> _Direction_: Check every line below for the word "with" and show those that hold it.

> _Material provided_:
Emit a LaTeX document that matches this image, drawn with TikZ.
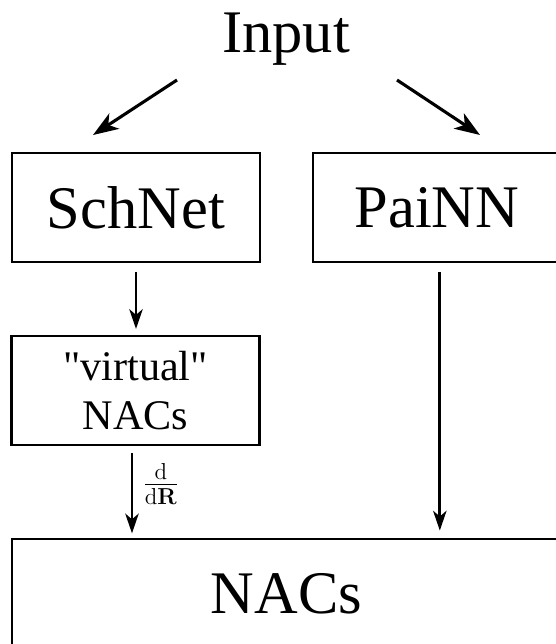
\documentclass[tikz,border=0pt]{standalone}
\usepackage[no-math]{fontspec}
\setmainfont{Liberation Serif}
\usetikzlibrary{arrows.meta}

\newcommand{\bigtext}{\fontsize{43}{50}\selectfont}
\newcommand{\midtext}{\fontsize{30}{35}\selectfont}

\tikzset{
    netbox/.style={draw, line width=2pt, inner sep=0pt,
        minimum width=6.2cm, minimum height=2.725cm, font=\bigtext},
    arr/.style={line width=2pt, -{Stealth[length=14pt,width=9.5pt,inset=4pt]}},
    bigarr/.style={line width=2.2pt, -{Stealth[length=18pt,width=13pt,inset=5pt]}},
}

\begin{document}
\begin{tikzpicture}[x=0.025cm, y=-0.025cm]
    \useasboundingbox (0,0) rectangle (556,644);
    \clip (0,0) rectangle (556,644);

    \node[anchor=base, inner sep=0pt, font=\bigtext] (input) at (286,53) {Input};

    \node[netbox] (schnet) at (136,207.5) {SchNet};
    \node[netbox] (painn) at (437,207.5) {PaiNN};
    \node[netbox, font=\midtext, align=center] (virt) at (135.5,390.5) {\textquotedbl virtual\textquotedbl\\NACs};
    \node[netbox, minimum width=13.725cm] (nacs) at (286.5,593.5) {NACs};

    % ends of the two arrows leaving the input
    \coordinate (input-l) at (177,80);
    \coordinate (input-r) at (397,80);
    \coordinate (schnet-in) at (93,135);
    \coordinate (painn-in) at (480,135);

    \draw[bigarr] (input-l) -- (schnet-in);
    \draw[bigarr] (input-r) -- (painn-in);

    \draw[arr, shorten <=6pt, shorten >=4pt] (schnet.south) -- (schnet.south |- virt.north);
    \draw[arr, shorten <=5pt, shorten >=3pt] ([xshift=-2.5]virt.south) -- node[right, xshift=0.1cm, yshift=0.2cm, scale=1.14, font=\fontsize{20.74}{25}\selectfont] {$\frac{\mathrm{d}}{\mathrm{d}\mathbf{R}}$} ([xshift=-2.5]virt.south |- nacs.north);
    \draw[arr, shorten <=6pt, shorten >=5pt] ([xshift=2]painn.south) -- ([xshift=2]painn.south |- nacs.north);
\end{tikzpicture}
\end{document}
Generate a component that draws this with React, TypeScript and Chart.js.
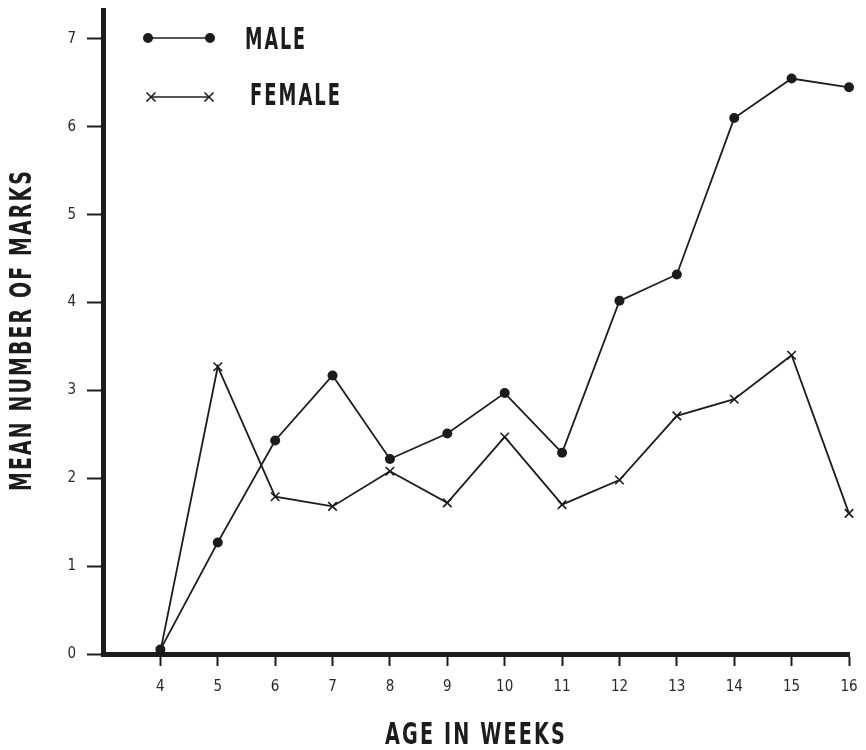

> _Full answer_:
Emit a LaTeX document that matches this image, drawn with TikZ.
Generate a component that draws this with React, TypeScript and Chart.js.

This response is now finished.